Appellant would also quibble at the fact that the judge who penned the now-assailed decision is not the same magistrate who heard and received the testimony of the primary prosecution witness, Susana Gavina. This observation, however, is not much help for appellant. Simply because the judge who heard the evidence is not himself the one who prepared, signed and promulgated the decision, but some other judge in his place, constitutes no compelling reason to jettison his findings and conclusions and does not per se render it erroneous,[24] and more so where the judgment appears to be fully supported by the evidence on record as in this case.[25]

The crime committed by appellant is indeed one of murder, considering that appellant snuffed Nartito's life while the latter was lying down ready to retire - defenseless and blissfully unaware of any deadly assault from anybody. Settled is the rule that the suddenness of the attack without the slightest provocation from the victim who was unarmed and had nary an opportunity to repel the aggression or defend himself, ineluctably qualifies the killing with alevosia.[26] The penalty of reclusion perpetua was, therefore, correctly imposed, being in accordance with Article 248 of the Revised Penal Code.

WHEREFORE, the appealed decision dated June 14, 1994 convicting app ellant Manuel Crisostomo y Cabanban of murder is hereby AFFIRMED in all respects.

SO ORDERED.
Regalado, (Chairman), Melo, Puno, and Mendoza, JJ., concur.



[1] TSNs of April 15, 1993 and May 7, 1993.

[2] TSN of July 16, 1993.

[3] Exhibit “E.”

[4] TSN of December 15, 1992.

[5] TSN of Oct. 15, 1993.

[6] TSN of December 17, 1993, pp. 12-18.

[7] TSN of December 17, 1993, pp. 2-11.

[8] TSN of January 14, 1994, pp. 2-20.

[9] TSN of February 17, 1994, pp. 2-16.

[10] Appellant’s Brief, pp. 3-5.

[11] People v. Sunga, 238 SCRA 274.

[12] People v. Padao, 267 SCRA 64.

[13] People v. Ponayo, 235 SCRA 226; People v. Loveria, 187 SCRA 47.

[14] People v. Perez, 270 SCRA 526.

[15] People v. Mendoza, 254 SCRA 61; See also People v. Laray, 253 SCRA 654; People v. Melivo, 253 SCRA 347; People v. Letigio, 268 SCRA 227.

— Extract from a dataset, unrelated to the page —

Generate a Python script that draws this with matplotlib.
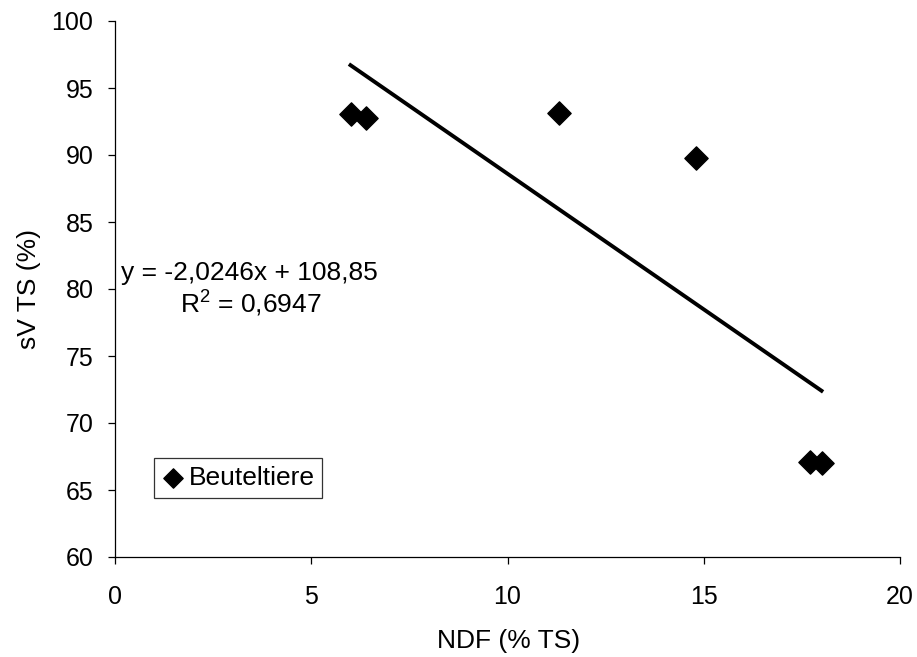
import numpy as np
import matplotlib
matplotlib.use('Agg')
import matplotlib.pyplot as plt

plt.rcParams['font.family'] = ['Liberation Sans', 'DejaVu Sans']

# data
ndf = [6.0, 6.4, 11.3, 14.8, 17.7, 18.0]
svts = [93.05, 92.75, 93.15, 89.8, 67.1, 67.0]
slope = -2.0246
intercept = 108.85
r2 = 0.6947

fs_tick = 18
fs = 19

fig = plt.figure(figsize=(9.17, 6.57), dpi=100)
ax = fig.add_axes([115/917, 1 - 557/657, 785/917, (557-21)/657])

ax.scatter(ndf, svts, marker='D', s=140, color='black', zorder=3, label='Beuteltiere')

# trend line over the data range
xl = np.array([min(ndf), max(ndf)])
ax.plot(xl, slope * xl + intercept, color='black', lw=2.8, zorder=2)

ax.set_xlim(0, 20)
ax.set_ylim(60, 100)
ax.set_xticks([0, 5, 10, 15, 20])
ax.set_yticks(range(60, 101, 5))
ax.spines['top'].set_visible(False)
ax.spines['right'].set_visible(False)
for s in ['left', 'bottom']:
    ax.spines[s].set_linewidth(0.9)
ax.tick_params(direction='out', length=5, width=0.9, labelsize=fs_tick, color='black')
ax.tick_params(axis='x', pad=15)
ax.tick_params(axis='y', pad=10.5)

ax.set_xlabel('NDF (% TS)', fontsize=fs, va='center')
ax.set_ylabel('sV TS (%)', fontsize=fs, va='center')
ax.xaxis.set_label_coords(0.501, -0.157)
ax.yaxis.set_label_coords(-0.1096, 0.5)

ax.text(0.15, 80.67, 'y = -2,0246x + 108,85', fontsize=fs, va='baseline')
ax.text(1.65, 78.22, '$\\mathregular{R^2}$ = ' + str(r2).replace('.', ','), fontsize=fs, va='baseline')

leg = ax.legend(loc='upper left', bbox_to_anchor=(0.050, 0.185), borderaxespad=0,
                frameon=True, fancybox=False, edgecolor='black', fontsize=fs,
                handletextpad=0.2, borderpad=0.3, handlelength=0.8, markerscale=0.83)
leg.get_frame().set_linewidth(0.9)

plt.savefig('out.png', dpi=100)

[16] Sumalpong v. CA, 268 SCRA 764.

[17] People v. Libed, 14 SCRA 410.

[18] People v. Tabaco, 270 SCRA 32.

[19] RTC Decision p.15.

[20] People v. Gamiao, 240 SCRA 254.

[21] People v. Abitona, 240 SCRA 335.

[22] People v. Quinevista, 244 SCRA 586.

[23] People v. Danao, 253 SCRA 146.

[24] People v. Quiamco, 268 SCRA 516.

[25] People v. Rayray, 241 SCRA 1.

[26] People v. Apongan, 270 SCRA 713.